83
Volume:
2019
,
February

Our Robots, Ourselves

Submitted By:
Meghan Tally, Windward School, Los Angeles, CA

Why Doctors Hate Their Computersby Atul Gawande
The New Yorker, November 12, 2018

It isn’t so much that robots are replacing us but that advances in technology can make us behave more like robots ourselves, Atul Gawande suggests. He writes about medical professionals' software systems both increasing constraints on how doctors do their jobs and taking time away from human interactions. Educators (and others, across vocations) may find his descriptions eerily familiar, as our own systems are increasingly computerized.

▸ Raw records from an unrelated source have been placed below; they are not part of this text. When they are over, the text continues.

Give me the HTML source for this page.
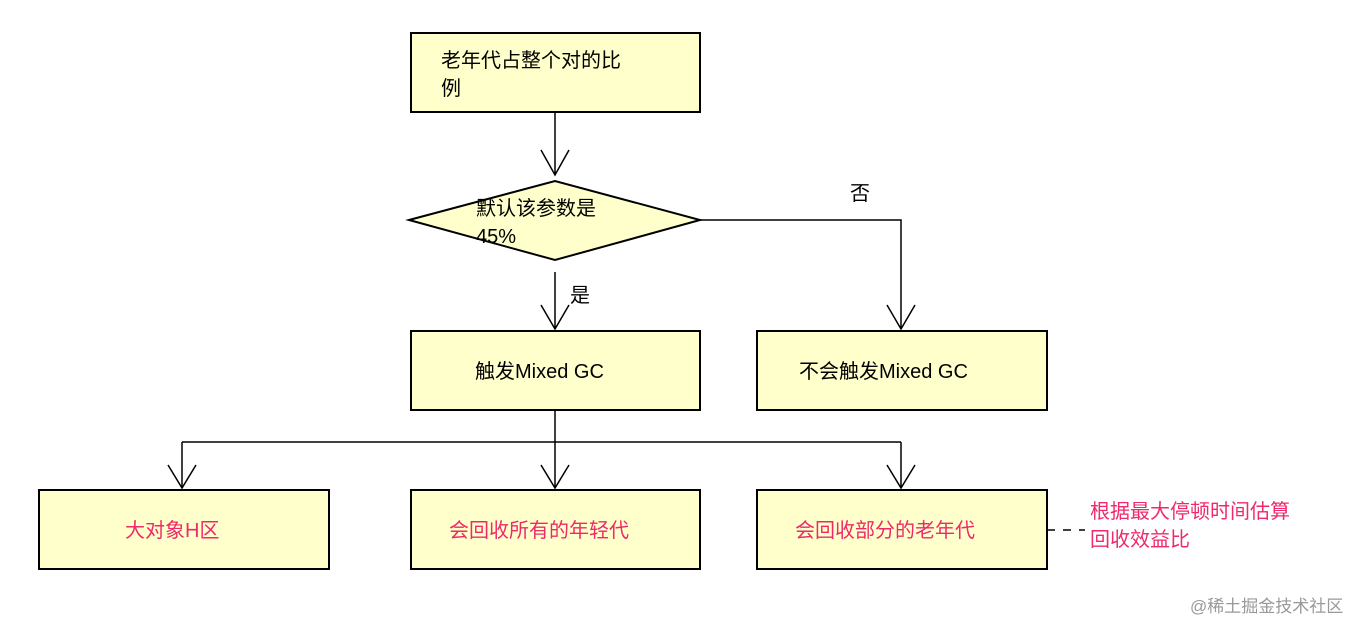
<!DOCTYPE html>
<html><head><meta charset="utf-8"><style>
body{margin:0;background:#fff;width:1372px;height:634px;overflow:hidden}
text{font-family:"Liberation Sans","Noto Sans CJK SC",sans-serif;font-size:20px}
</style></head><body>
<svg width="1372" height="634" xmlns="http://www.w3.org/2000/svg">
<g fill="#ffffcc" stroke="#000" stroke-width="2">
<rect x="411" y="33" width="289" height="79"/>
<polygon points="409,220 555,181 700,220 555,260"/>
<rect x="411" y="331" width="289" height="79"/>
<rect x="757" y="331" width="290" height="79"/>
<rect x="39" y="490" width="290" height="79"/>
<rect x="411" y="490" width="289" height="79"/>
<rect x="757" y="490" width="290" height="79"/>
</g>
<g stroke="#000" stroke-width="1.5" fill="none">
<path d="M555 112V175M541 150L555 175L569 150"/>
<path d="M555 272V329M541 305L555 329L569 305"/>
<path d="M700 220H901V329M887 305L901 329L915 305"/>
<path d="M555 410V442M182 442H901M182 442V488M555 442V488M901 442V488"/>
<path d="M168 465L182 488L196 465M541 465L555 488L569 465M887 465L901 488L915 465"/>
<path d="M1047 530H1085" stroke-dasharray="8 8"/>
</g>
<g fill="#000">
<text x="441" y="67">老年代占整个对的比</text>
<text x="441" y="95">例</text>
<text x="476" y="215">默认该参数是</text>
<text x="476" y="243">45%</text>
<text x="570" y="302">是</text>
<text x="850" y="200">否</text>
<text x="475" y="378">触发Mixed GC</text>
<text x="799" y="378">不会触发Mixed GC</text>
</g>
<g fill="#ee2a6a">
<text x="125" y="537">大对象H区</text>
<text x="449" y="537">会回收所有的年轻代</text>
<text x="795" y="537">会回收部分的老年代</text>
<text x="1090" y="518">根据最大停顿时间估算</text>
<text x="1090" y="546">回收效益比</text>
</g>
<text x="1190" y="612" fill="#999" style="font-size:17px">@稀土掘金技术社区</text>
</svg>
</body></html>
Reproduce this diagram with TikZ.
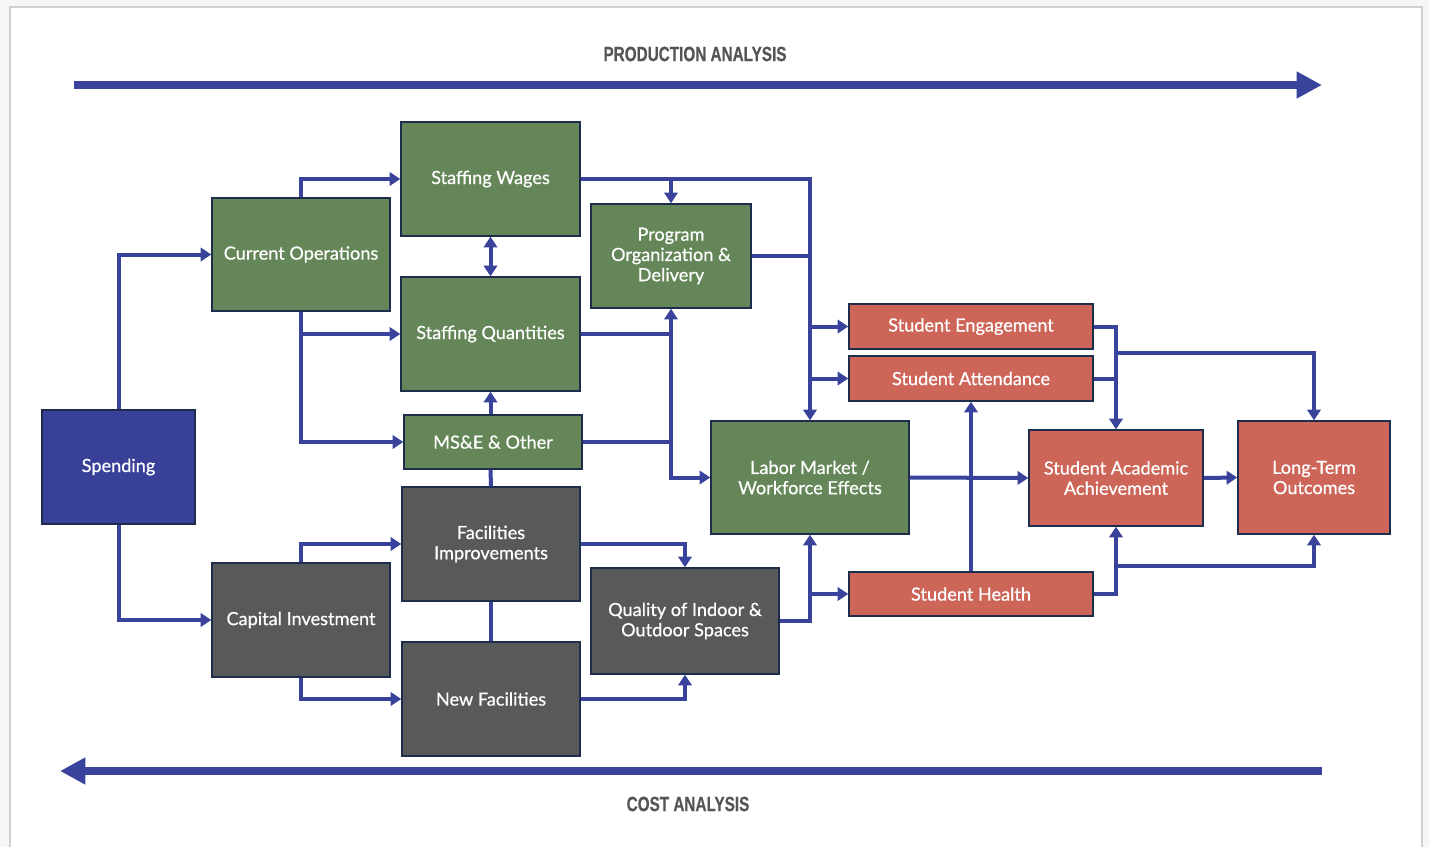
\documentclass[tikz,border=0pt]{standalone}
\usepackage{fontspec}
\setmainfont{Lato}[FakeBold=0.6]
\newfontfamily\condfont{Liberation Sans}[FakeStretch=0.74,FakeBold=0.4]
\usetikzlibrary{arrows.meta}
\definecolor{cgreen}{RGB}{100,134,88}
\definecolor{cred}{RGB}{205,102,89}
\definecolor{cgray}{RGB}{88,89,91}
\definecolor{cspend}{RGB}{56,64,151}
\definecolor{cconn}{RGB}{58,67,155}
\definecolor{cedge}{RGB}{30,45,75}
\definecolor{ctitle}{RGB}{85,85,85}
\definecolor{cbg}{RGB}{246,246,244}
\definecolor{cframe}{RGB}{208,208,206}
\tikzset{
  box/.style={draw=cedge, line width=1.1pt, inner sep=2pt, align=center,
    text=white, font=\fontsize{13.6pt}{15.2pt}\selectfont},
  gbox/.style={box, fill=cgreen},
  rbox/.style={box, fill=cred},
  dbox/.style={box, fill=cgray},
  sbox/.style={box, fill=cspend},
  conn/.style={draw=cconn, line width=3pt, -{Triangle[length=8pt,width=10pt]}},
  conn2/.style={draw=cconn, line width=3pt, {Triangle[length=8pt,width=10pt]}-{Triangle[length=8pt,width=10pt]}},
  plain/.style={draw=cconn, line width=3pt},
  bigarrow/.style={draw=cconn, line width=6pt, -{Triangle[length=19pt,width=19pt]}},
  title/.style={text=ctitle, font=\condfont\bfseries\fontsize{15.5pt}{17pt}\selectfont}
}
\begin{document}
\begin{tikzpicture}[x=0.75pt,y=-0.75pt]
\useasboundingbox (0,0) rectangle (1429,847);
\fill[cbg] (0,0) rectangle (1429,847);
\fill[white] (10,7) rectangle (1422,847);
\draw[cframe, line width=2pt] (10,847) -- (10,7) -- (1422,7) -- (1422,847);

% titles and big arrows
\node[title] (ptitle) at (695,54) {PRODUCTION ANALYSIS};
\node[title] (ctitle) at (688,804) {COST ANALYSIS};
\coordinate (pa1) at (74,85);
\coordinate (pa2) at (1322,85);
\coordinate (ca1) at (1322,771);
\coordinate (ca2) at (60,771);
\draw[bigarrow] (pa1) -- (pa2);
\draw[bigarrow] (ca1) -- (ca2);

% nodes
\node[sbox, minimum width=153*0.75pt, minimum height=114*0.75pt] (Spend) at (118.5,467) {Spending};
\node[gbox, minimum width=178*0.75pt, minimum height=113*0.75pt] (CurOps) at (301,254.5) {Current Operations};
\node[gbox, minimum width=179*0.75pt, minimum height=114*0.75pt] (SWages) at (490.5,179) {Staffing Wages};
\node[gbox, minimum width=179*0.75pt, minimum height=114*0.75pt] (SQuant) at (490.5,334) {Staffing Quantities};
\node[gbox, minimum width=178*0.75pt, minimum height=54*0.75pt] (MSE) at (493,442) {MS\&E \& Other};
\node[gbox, minimum width=160*0.75pt, minimum height=104*0.75pt] (ProgOrg) at (671,256) {Program\\Organization \&\\Delivery};
\node[gbox, minimum width=198*0.75pt, minimum height=113*0.75pt] (Labor) at (810,477.5) {Labor Market /\\Workforce Effects};
\node[rbox, minimum width=244*0.75pt, minimum height=45*0.75pt] (SEng) at (971,326.5) {Student Engagement};
\node[rbox, minimum width=244*0.75pt, minimum height=45*0.75pt] (SAtt) at (971,378.5) {Student Attendance};
\node[rbox, minimum width=244*0.75pt, minimum height=44*0.75pt] (SHealth) at (971,594) {Student Health};
\node[rbox, minimum width=174*0.75pt, minimum height=96*0.75pt] (SAA) at (1116,478) {Student Academic\\Achievement};
\node[rbox, minimum width=152*0.75pt, minimum height=113*0.75pt] (LTO) at (1314,477.5) {Long-Term\\Outcomes};
\node[dbox, minimum width=178*0.75pt, minimum height=114*0.75pt] (FacImp) at (491,544) {Facilities\\Improvements};
\node[dbox, minimum width=178*0.75pt, minimum height=114*0.75pt] (CapInv) at (301,620) {Capital Investment};
\node[dbox, minimum width=178*0.75pt, minimum height=114*0.75pt] (NewFac) at (491,699) {New Facilities};
\node[dbox, minimum width=188*0.75pt, minimum height=106*0.75pt] (Quality) at (685,621) {Quality of Indoor \&\\Outdoor Spaces};

% connectors
\draw[conn] (Spend.north) |- (CurOps.west);
\draw[conn] (Spend.south) |- (CapInv.west);
\draw[conn] (CurOps.north) |- (SWages.west);
\draw[conn] (CurOps.south) |- (SQuant.west);
\draw[conn] (CurOps.south) |- (MSE.west);
\draw[conn2] (SWages.south) -- (SQuant.north);
\draw[conn] (SQuant.south |- MSE.north) -- (SQuant.south);
\draw[plain] (SQuant.south |- MSE.south) -- (FacImp.north);
\draw[plain] (FacImp.south) -- (NewFac.north);
\draw[conn] (SWages.east) -| (Labor.north);
\draw[conn] (SWages.east -| ProgOrg.north) -- (ProgOrg.north);
\draw[plain] (ProgOrg.east) -- (ProgOrg.east -| Labor.north);
\draw[conn] (Labor.north |- SEng.west) -- (SEng.west);
\draw[conn] (Labor.north |- SAtt.west) -- (SAtt.west);
\draw[conn] (SQuant.east) -| (ProgOrg.south);
\draw[conn] (SQuant.east -| ProgOrg.south) |- (Labor.west);
\draw[plain] (MSE.east) -- (MSE.east -| ProgOrg.south);
\draw[conn] (Labor.east) -- (SAA.west);
\draw[conn] (SHealth.north) -- (SAtt.south);
\draw[conn] (Quality.east) -| (Labor.south);
\draw[conn] (Labor.south |- SHealth.west) -- (SHealth.west);
\draw[conn] (FacImp.east) -| (Quality.north);
\draw[conn] (NewFac.east) -| (Quality.south);
\draw[conn] (CapInv.north) |- (FacImp.west);
\draw[conn] (CapInv.south) |- (NewFac.west);
\draw[conn] (SEng.east) -| (SAA.north);
\draw[plain] (SAtt.east) -- (SAtt.east -| SAA.north);
\coordinate (j1) at (1116,353);
\coordinate (j2) at (1116,566);
\draw[conn] (j1) -| (LTO.north);
\draw[conn] (SHealth.east) -| (SAA.south);
\draw[conn] (j2) -| (LTO.south);
\draw[conn] (SAA.east) -- (LTO.west);
\end{tikzpicture}
\end{document}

Software systems set out to simplify and streamline our work, to make information easier to access, and to make us more efficient in assessing how we’re doing for whole groups of people, not just individuals. In other words, they tend to be good for clients (i.e., patients and students) and good for administrators, yet bad for practitioners (i.e., doctors and teachers). There is inevitable conflict, Gawande concedes, between "our network connections and our human connections," yet we need "systems that make the right care simpler for both patients and professionals [...] in ways that strengthen our human connections, instead of weakening them." Gawande has at least one beautiful solution: for our systems to become more flexible and customizable, with applications professionals need to enhance their practice. As educators and especially school leaders make choices about online learning management systems, human resource software, and record-keeping software, they should keep in mind Gawande’s philosophically profound yet practical and relationship-oriented framework.